Request
Set down each line of the data below exactly as it stands, dropping the pictures.
========================
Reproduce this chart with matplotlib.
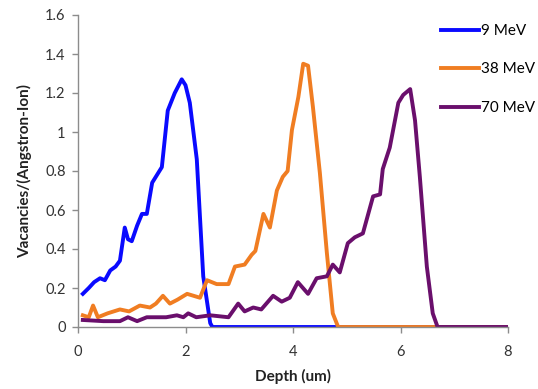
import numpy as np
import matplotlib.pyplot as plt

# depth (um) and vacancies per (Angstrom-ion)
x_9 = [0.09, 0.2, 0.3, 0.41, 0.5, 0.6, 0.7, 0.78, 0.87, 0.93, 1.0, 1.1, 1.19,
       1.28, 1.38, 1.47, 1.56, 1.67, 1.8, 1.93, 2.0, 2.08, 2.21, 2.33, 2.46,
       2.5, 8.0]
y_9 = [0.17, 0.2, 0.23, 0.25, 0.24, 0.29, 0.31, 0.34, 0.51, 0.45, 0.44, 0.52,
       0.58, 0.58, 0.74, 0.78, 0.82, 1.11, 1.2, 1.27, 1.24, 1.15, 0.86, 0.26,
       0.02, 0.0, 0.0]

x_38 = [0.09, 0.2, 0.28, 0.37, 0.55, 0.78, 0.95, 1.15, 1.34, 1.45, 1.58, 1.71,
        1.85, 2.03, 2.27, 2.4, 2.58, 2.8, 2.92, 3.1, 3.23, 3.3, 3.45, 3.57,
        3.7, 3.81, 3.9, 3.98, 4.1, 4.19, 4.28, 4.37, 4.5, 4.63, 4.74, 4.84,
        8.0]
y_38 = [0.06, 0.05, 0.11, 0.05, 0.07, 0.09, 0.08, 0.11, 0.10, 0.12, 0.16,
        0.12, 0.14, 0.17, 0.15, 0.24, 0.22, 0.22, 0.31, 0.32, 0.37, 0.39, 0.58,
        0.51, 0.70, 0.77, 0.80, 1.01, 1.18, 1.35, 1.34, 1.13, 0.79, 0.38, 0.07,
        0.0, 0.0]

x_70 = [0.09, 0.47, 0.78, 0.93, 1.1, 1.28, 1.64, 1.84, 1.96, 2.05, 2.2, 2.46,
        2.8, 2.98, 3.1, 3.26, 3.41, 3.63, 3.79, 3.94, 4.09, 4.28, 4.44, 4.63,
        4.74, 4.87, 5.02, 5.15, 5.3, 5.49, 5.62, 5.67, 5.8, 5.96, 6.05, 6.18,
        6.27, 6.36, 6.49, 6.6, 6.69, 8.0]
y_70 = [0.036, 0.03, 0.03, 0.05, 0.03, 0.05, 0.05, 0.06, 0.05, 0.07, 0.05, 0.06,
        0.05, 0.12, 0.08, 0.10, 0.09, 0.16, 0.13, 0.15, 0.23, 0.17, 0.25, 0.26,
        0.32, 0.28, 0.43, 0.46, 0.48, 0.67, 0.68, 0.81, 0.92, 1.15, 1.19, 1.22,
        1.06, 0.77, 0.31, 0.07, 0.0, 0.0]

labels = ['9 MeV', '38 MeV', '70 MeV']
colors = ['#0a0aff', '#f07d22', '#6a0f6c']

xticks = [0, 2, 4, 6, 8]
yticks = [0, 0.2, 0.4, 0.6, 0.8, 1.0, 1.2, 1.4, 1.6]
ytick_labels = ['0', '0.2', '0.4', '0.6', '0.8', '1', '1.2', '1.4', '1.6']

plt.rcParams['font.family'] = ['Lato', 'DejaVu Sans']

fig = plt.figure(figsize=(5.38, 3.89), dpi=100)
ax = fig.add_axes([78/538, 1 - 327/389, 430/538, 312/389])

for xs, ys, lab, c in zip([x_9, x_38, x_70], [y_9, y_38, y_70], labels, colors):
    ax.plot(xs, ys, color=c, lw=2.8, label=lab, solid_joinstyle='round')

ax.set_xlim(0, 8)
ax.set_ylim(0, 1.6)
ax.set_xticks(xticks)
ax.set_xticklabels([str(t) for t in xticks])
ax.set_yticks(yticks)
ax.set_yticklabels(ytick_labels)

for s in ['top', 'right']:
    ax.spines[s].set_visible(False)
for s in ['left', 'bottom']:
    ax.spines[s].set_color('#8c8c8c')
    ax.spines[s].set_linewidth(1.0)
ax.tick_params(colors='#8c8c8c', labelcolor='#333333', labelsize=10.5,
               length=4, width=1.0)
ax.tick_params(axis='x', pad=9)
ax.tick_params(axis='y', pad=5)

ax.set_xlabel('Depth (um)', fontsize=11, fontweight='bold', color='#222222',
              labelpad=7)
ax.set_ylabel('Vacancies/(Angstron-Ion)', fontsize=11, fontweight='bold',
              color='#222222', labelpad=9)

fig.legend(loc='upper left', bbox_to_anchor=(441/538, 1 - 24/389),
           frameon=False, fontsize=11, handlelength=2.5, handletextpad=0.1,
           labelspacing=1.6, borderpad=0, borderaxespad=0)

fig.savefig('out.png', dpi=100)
========================
The result
Reproduce this chart with matplotlib.
import numpy as np
import matplotlib.pyplot as plt

# depth (um) and vacancies per (Angstrom-ion)
x_9 = [0.09, 0.2, 0.3, 0.41, 0.5, 0.6, 0.7, 0.78, 0.87, 0.93, 1.0, 1.1, 1.19,
       1.28, 1.38, 1.47, 1.56, 1.67, 1.8, 1.93, 2.0, 2.08, 2.21, 2.33, 2.46,
       2.5, 8.0]
y_9 = [0.17, 0.2, 0.23, 0.25, 0.24, 0.29, 0.31, 0.34, 0.51, 0.45, 0.44, 0.52,
       0.58, 0.58, 0.74, 0.78, 0.82, 1.11, 1.2, 1.27, 1.24, 1.15, 0.86, 0.26,
       0.02, 0.0, 0.0]

x_38 = [0.09, 0.2, 0.28, 0.37, 0.55, 0.78, 0.95, 1.15, 1.34, 1.45, 1.58, 1.71,
        1.85, 2.03, 2.27, 2.4, 2.58, 2.8, 2.92, 3.1, 3.23, 3.3, 3.45, 3.57,
        3.7, 3.81, 3.9, 3.98, 4.1, 4.19, 4.28, 4.37, 4.5, 4.63, 4.74, 4.84,
        8.0]
y_38 = [0.06, 0.05, 0.11, 0.05, 0.07, 0.09, 0.08, 0.11, 0.10, 0.12, 0.16,
        0.12, 0.14, 0.17, 0.15, 0.24, 0.22, 0.22, 0.31, 0.32, 0.37, 0.39, 0.58,
        0.51, 0.70, 0.77, 0.80, 1.01, 1.18, 1.35, 1.34, 1.13, 0.79, 0.38, 0.07,
        0.0, 0.0]

x_70 = [0.09, 0.47, 0.78, 0.93, 1.1, 1.28, 1.64, 1.84, 1.96, 2.05, 2.2, 2.46,
        2.8, 2.98, 3.1, 3.26, 3.41, 3.63, 3.79, 3.94, 4.09, 4.28, 4.44, 4.63,
        4.74, 4.87, 5.02, 5.15, 5.3, 5.49, 5.62, 5.67, 5.8, 5.96, 6.05, 6.18,
        6.27, 6.36, 6.49, 6.6, 6.69, 8.0]
y_70 = [0.036, 0.03, 0.03, 0.05, 0.03, 0.05, 0.05, 0.06, 0.05, 0.07, 0.05, 0.06,
        0.05, 0.12, 0.08, 0.10, 0.09, 0.16, 0.13, 0.15, 0.23, 0.17, 0.25, 0.26,
        0.32, 0.28, 0.43, 0.46, 0.48, 0.67, 0.68, 0.81, 0.92, 1.15, 1.19, 1.22,
        1.06, 0.77, 0.31, 0.07, 0.0, 0.0]

labels = ['9 MeV', '38 MeV', '70 MeV']
colors = ['#0a0aff', '#f07d22', '#6a0f6c']

xticks = [0, 2, 4, 6, 8]
yticks = [0, 0.2, 0.4, 0.6, 0.8, 1.0, 1.2, 1.4, 1.6]
ytick_labels = ['0', '0.2', '0.4', '0.6', '0.8', '1', '1.2', '1.4', '1.6']

plt.rcParams['font.family'] = ['Lato', 'DejaVu Sans']

fig = plt.figure(figsize=(5.38, 3.89), dpi=100)
ax = fig.add_axes([78/538, 1 - 327/389, 430/538, 312/389])

for xs, ys, lab, c in zip([x_9, x_38, x_70], [y_9, y_38, y_70], labels, colors):
    ax.plot(xs, ys, color=c, lw=2.8, label=lab, solid_joinstyle='round')

ax.set_xlim(0, 8)
ax.set_ylim(0, 1.6)
ax.set_xticks(xticks)
ax.set_xticklabels([str(t) for t in xticks])
ax.set_yticks(yticks)
ax.set_yticklabels(ytick_labels)

for s in ['top', 'right']:
    ax.spines[s].set_visible(False)
for s in ['left', 'bottom']:
    ax.spines[s].set_color('#8c8c8c')
    ax.spines[s].set_linewidth(1.0)
ax.tick_params(colors='#8c8c8c', labelcolor='#333333', labelsize=10.5,
               length=4, width=1.0)
ax.tick_params(axis='x', pad=9)
ax.tick_params(axis='y', pad=5)

ax.set_xlabel('Depth (um)', fontsize=11, fontweight='bold', color='#222222',
              labelpad=7)
ax.set_ylabel('Vacancies/(Angstron-Ion)', fontsize=11, fontweight='bold',
              color='#222222', labelpad=9)

fig.legend(loc='upper left', bbox_to_anchor=(441/538, 1 - 24/389),
           frameon=False, fontsize=11, handlelength=2.5, handletextpad=0.1,
           labelspacing=1.6, borderpad=0, borderaxespad=0)

fig.savefig('out.png', dpi=100)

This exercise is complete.